There are so many people that have this notion that F style mandolins are for bluegrass and A style mandolins are for Folk or Celtic or for people that can't afford a good F.  It is definately a status symbol. I personally believe that if everything is equal (sound chamber size, top graduations, f-hole size, etc...) there is little or no difference in sound.  However I also believe that there are builders who, because of the demand from bluegrass players, voice their F style mandolins differently than A's.  By carving the tops different a builder can create any tone he chooses (assuming he/she has the skill to do so).  They can create a deeper, fuller, and louder tone to make the F's sound better to a bluegrass crowd.  They make a couple of thousand more for F's so why wouldn't they.  Fortunately, A's are becoming more popular and there are many builders that are making excellent sounding A models.

----------


## mandolirius

> That's a great summation, Andrew.
> 
> Jamie


Agreed.

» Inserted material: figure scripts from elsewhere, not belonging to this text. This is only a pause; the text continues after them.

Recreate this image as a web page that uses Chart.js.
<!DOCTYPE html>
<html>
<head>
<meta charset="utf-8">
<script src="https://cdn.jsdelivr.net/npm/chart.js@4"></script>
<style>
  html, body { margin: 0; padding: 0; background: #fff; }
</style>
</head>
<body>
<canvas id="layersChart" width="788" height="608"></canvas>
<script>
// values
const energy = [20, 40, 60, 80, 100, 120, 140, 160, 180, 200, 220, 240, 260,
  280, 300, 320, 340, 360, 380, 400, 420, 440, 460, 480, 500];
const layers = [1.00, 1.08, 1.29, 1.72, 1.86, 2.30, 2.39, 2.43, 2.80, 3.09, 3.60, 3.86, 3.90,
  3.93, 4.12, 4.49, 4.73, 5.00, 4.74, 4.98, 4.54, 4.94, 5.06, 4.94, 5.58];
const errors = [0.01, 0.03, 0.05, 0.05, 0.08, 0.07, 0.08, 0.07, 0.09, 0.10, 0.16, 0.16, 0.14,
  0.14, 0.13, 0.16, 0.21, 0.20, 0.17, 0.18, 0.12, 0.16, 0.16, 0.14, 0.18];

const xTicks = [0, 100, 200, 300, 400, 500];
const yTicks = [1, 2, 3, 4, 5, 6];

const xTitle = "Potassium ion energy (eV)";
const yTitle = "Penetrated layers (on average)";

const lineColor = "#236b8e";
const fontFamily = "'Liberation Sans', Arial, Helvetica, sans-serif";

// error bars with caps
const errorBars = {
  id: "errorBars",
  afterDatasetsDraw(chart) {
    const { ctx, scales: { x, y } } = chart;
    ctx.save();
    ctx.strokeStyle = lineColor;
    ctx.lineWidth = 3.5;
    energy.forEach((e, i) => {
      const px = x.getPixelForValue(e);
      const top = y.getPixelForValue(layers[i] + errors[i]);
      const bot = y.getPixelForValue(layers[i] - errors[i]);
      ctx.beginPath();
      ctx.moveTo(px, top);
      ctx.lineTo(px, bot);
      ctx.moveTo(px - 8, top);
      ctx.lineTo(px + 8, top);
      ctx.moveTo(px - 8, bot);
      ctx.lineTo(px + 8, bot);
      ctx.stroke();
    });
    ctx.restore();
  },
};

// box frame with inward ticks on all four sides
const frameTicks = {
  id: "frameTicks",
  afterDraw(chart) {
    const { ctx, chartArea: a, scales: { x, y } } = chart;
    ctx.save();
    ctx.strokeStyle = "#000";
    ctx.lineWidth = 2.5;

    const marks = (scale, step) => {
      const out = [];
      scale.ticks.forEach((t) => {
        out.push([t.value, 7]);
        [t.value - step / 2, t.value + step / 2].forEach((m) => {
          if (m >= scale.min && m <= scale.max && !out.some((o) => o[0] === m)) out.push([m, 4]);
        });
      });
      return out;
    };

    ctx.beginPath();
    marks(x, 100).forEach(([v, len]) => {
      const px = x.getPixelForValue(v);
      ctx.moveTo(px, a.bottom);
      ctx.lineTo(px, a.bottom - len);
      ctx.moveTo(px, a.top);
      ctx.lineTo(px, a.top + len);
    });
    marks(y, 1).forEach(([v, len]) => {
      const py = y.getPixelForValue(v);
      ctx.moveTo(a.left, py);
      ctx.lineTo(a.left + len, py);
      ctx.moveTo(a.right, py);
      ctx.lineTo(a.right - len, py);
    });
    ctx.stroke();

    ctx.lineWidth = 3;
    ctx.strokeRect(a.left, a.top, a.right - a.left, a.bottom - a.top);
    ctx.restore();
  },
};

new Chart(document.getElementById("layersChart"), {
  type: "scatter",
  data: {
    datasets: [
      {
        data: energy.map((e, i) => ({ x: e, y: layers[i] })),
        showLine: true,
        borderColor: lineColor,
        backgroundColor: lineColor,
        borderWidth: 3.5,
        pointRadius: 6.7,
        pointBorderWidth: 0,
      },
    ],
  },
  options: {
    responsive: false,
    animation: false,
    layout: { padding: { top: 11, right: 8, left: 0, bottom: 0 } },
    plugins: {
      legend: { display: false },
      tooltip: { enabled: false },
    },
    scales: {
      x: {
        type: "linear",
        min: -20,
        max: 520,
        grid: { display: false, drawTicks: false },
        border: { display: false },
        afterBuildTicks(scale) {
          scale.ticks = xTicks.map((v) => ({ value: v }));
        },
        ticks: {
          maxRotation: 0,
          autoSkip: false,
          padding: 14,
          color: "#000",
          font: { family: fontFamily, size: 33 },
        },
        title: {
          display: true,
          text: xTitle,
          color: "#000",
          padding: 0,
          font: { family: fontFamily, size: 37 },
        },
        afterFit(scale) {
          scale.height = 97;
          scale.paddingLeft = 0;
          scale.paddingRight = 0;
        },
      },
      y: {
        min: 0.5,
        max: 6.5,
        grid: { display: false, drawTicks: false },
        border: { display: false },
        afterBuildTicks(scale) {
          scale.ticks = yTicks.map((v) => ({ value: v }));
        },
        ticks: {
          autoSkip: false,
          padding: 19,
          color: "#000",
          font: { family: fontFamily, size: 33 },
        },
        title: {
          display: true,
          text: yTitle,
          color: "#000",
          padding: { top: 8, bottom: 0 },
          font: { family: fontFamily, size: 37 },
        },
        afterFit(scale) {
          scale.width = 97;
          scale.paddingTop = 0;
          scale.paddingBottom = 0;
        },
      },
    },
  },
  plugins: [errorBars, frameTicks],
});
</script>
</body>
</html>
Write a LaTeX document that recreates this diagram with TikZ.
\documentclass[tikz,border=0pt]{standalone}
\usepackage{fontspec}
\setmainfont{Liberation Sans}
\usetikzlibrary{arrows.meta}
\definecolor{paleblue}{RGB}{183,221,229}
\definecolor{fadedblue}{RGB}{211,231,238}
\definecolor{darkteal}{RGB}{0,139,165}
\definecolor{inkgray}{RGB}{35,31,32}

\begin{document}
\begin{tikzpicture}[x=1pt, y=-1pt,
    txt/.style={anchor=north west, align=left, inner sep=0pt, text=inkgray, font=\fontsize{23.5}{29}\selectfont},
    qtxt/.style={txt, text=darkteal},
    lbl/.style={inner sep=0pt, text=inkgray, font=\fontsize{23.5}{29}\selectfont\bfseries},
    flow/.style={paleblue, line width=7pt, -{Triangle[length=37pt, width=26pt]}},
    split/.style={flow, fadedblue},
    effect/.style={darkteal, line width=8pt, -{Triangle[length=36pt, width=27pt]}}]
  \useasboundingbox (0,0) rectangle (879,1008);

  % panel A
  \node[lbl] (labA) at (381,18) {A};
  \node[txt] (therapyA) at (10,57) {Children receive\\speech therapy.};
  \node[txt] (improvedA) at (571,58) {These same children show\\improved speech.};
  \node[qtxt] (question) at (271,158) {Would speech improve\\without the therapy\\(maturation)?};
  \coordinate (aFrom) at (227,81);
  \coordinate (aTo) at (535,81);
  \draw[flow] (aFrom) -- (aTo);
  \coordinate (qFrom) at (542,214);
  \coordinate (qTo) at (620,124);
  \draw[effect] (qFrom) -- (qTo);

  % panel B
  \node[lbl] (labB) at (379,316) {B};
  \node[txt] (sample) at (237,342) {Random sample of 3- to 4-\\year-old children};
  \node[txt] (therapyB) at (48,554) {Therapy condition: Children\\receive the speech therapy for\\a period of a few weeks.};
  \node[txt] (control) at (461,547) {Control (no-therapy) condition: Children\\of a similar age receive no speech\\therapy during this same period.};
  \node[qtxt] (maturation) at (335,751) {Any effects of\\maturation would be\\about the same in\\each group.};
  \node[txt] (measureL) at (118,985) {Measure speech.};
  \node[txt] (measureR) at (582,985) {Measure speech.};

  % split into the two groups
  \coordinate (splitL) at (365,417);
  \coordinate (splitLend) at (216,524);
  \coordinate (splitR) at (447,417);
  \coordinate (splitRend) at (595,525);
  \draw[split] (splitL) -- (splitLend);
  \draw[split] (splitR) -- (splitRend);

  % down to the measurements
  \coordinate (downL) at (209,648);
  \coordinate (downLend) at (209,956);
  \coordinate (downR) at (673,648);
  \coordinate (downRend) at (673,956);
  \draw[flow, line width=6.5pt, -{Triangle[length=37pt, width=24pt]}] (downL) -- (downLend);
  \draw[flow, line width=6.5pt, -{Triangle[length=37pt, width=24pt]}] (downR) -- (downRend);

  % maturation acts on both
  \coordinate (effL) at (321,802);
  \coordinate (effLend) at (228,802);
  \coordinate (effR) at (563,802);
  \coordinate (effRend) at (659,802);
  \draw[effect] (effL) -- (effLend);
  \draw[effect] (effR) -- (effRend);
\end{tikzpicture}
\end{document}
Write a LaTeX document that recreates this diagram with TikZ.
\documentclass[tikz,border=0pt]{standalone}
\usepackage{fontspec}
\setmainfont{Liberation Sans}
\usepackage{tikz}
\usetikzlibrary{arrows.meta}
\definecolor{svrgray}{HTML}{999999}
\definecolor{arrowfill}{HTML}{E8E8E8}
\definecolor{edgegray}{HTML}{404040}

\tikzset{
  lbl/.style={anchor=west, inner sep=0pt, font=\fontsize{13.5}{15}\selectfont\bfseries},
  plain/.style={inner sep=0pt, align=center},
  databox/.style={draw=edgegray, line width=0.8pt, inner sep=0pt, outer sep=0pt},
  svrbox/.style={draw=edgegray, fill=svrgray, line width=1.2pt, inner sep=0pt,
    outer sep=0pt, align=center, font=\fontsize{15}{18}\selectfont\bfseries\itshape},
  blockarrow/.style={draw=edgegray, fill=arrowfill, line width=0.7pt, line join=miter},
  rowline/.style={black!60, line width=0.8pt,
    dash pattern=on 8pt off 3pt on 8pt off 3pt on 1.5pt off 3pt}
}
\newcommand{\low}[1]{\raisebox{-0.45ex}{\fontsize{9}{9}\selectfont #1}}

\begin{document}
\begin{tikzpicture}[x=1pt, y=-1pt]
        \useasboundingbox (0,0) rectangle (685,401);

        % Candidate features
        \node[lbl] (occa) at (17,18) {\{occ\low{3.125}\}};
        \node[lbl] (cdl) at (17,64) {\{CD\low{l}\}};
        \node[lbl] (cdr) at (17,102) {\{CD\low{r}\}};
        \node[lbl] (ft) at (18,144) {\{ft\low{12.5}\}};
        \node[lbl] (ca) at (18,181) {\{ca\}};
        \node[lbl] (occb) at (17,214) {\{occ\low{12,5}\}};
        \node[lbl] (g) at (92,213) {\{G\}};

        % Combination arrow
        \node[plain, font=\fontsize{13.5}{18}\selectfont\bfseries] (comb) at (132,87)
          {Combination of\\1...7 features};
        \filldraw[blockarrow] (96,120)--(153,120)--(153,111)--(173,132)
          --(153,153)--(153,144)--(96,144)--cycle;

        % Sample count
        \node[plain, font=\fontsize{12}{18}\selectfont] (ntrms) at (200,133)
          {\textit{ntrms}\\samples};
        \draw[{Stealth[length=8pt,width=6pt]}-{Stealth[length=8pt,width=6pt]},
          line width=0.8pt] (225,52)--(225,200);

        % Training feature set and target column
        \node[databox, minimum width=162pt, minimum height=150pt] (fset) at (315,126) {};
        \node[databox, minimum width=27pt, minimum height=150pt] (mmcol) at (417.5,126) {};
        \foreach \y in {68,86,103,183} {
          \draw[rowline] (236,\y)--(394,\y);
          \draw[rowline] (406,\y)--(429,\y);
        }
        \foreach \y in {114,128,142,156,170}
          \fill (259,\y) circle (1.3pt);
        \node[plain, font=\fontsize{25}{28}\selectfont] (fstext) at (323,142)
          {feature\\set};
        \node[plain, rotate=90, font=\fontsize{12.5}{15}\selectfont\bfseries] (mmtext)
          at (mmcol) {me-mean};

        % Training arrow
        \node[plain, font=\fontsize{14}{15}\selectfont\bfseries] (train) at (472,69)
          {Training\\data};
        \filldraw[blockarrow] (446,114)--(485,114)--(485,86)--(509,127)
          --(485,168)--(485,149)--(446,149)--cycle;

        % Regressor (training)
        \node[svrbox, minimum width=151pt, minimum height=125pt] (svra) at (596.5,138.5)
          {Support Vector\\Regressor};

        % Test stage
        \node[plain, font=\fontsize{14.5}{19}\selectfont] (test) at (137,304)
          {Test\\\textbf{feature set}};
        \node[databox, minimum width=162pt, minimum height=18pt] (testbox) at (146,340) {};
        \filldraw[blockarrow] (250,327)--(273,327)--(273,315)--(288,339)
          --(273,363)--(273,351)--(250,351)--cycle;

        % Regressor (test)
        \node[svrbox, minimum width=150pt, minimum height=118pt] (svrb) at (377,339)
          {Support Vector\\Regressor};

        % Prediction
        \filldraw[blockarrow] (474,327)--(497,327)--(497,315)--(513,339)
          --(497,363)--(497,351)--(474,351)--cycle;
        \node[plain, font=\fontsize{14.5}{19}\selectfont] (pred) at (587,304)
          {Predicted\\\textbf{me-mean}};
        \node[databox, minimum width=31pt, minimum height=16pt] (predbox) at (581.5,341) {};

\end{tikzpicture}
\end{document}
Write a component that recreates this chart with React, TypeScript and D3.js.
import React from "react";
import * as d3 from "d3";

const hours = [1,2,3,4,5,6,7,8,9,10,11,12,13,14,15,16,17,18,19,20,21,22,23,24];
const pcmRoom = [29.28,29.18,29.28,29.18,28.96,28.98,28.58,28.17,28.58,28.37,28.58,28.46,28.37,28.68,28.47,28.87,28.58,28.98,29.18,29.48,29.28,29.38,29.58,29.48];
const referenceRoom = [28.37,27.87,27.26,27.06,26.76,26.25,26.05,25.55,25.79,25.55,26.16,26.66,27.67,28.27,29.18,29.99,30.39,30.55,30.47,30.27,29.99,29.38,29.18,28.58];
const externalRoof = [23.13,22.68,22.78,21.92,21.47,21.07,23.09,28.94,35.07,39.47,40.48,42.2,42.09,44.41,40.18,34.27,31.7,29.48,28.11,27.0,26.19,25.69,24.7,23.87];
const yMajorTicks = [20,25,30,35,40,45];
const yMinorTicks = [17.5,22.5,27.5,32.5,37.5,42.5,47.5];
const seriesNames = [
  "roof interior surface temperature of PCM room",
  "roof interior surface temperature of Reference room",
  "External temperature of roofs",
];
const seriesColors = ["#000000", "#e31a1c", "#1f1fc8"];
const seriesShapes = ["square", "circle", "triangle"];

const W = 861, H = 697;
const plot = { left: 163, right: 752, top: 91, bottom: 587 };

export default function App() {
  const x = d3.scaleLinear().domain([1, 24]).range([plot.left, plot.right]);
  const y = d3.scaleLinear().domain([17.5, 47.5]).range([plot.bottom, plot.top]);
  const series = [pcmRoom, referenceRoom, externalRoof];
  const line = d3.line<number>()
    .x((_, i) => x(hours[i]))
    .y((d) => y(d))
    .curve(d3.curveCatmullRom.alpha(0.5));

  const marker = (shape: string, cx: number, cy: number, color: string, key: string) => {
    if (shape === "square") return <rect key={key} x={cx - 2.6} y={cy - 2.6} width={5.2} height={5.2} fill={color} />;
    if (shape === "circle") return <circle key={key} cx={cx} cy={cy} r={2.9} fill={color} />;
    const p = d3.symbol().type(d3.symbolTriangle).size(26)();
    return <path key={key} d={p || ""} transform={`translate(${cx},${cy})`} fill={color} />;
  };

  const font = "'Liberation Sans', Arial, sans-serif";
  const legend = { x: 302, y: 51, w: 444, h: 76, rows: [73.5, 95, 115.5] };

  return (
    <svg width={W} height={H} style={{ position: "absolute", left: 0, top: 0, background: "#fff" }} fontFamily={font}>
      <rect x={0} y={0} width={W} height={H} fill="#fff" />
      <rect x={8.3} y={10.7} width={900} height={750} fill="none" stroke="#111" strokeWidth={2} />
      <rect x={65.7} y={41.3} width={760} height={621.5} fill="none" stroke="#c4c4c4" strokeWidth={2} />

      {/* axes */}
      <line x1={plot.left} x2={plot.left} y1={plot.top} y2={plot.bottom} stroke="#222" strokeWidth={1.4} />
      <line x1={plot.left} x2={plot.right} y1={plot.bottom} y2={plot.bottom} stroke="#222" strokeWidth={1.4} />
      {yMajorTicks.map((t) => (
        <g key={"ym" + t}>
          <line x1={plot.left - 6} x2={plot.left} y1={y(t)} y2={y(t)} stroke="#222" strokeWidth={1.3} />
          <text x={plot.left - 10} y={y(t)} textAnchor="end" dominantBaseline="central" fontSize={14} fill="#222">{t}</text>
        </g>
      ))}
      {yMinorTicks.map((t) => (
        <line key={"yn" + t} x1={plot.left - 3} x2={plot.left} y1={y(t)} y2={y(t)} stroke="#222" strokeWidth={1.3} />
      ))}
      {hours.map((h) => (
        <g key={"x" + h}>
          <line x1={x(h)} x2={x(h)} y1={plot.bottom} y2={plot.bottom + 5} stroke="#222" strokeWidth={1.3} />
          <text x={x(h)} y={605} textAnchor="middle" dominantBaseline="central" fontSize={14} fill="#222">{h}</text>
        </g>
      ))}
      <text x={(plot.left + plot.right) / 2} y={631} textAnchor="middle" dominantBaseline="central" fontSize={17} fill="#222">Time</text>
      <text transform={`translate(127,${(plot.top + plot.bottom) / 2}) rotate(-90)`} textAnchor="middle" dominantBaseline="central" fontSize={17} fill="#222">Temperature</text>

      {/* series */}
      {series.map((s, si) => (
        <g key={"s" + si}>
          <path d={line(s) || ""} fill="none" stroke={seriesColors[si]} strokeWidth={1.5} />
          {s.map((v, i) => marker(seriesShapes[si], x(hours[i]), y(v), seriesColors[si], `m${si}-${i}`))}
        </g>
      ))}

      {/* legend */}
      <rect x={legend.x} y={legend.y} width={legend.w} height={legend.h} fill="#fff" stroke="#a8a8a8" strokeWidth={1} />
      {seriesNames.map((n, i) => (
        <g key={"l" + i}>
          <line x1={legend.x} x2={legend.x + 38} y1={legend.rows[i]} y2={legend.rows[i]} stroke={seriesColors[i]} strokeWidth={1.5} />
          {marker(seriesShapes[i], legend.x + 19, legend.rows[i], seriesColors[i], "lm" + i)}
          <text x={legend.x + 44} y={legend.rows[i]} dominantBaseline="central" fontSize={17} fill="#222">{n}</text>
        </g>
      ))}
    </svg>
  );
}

Now if we could only get that, and a few other commonly-asked questions into a "Newbie" section, we wouldn't have the endless stream of threads that bog down this forum. This is clearly something that is needed.

Really, what is interesting about having the same questions (with the same well-worn answers) appearing over and over again.  There will always be newbies and their questions are totally valid. But the wheel just keeps on being re-invented. Post these answers somewhere permanently and everyone will be a lot better off.

DISCLAIMER - this is a personal opinion about improving this site and not to be taken as criticism of the moderators which, as a responsible Cafe member, I would never do.

----------


## Andrew DeMarco

I'm absolutely about keeping this community welcoming, lush, and friendly. But I agree about the FAQ. 

It could even be curated by the community like a Wiki. Mandowiki.

Or maybe even a collection of different thread types. i.e. "what's the best mandolin for $500-$1000?"

People may still post the question, but there's a consolidated reference index of previous responses.. ya know?

----------


## Nonprophet

> Agreed. Now if we could only get that, and a few other commonly-asked questions into a "Newbie" section, we wouldn't have the endless stream of threads that bog down this forum. This is clearly something that is needed.
> 
> Really, what is interesting about having the same questions (with the same well-worn answers) appearing over and over again.  There will always be newbies and their questions are totally valid. But the wheel just keeps on being re-invented. Post these answers somewhere permanently and everyone will be a lot better off.
> 
> DISCLAIMER - this is a personal opinion about improving this site and not to be taken as criticism of the moderators which, as a responsible Cafe member, I would never do.


Agreed! Lot's of forums have "stickies" that appear/remain at the top of each form page, and this thread would make a great "stickie."

NP

----------


## mr.patterson

As the asker of this question and the starter of this thread I completely agree. The search function on the forum pulls up way to many responses as it searches each word used and pull posts that use the same words. I searched for about a half hour before posting and basically got overwhelmed by searching through old posts with little or no relation to my question. I truely and honestly appreciate all the support and answers I have received and this forum remains the best and most comprehensive site for information and general mandolin discussion I can find, but to keep things fresh and interesting for all the non-noobies out there a FAQ page or a beginner forum would be amazing.

----------


## allenhopkins

A FAQ page only works when there's near-unanimous consensus on the answers.  See *this current thread* for an enlightened "pro and con" on the subject.

----------


## JeffD

When we say there is no difference between the sound of an A and the sound of an F style, what we are really saying is a bit more complicated. Its not that they sound identical. No two instruments sound the same. No two instruments can sound the same. Take any two mandolins, and they will sound different.

The difference between the sound of the A shape and F shape is no more than the difference between any two mandolins. A given A style instrument will sound as different from an F style as it will from another A style. Or may sound more like a given F style than it does another A style. The difference between an A and an F body is about the same as the difference between any two instruments.

There is also not enough the same about all F styles or all A styles to put the differences in categories or to find a pattern.


Compare for example with oval hole versus ff holes. There is a difference and an identifiable quality to one and to the other.

----------


## mandroid

The lower points do aide in holding it in a playing position in your lap, when sitting..

----------


## Mark Seale

Based on those pictures, I would expect the Smart instruments to have a different sound from A to F.  Not all builders use a hollow scroll and many shape more of the A style neck block.  Fill in the scroll and shape the air chamber side of the block and the sounds will be more similar.

----------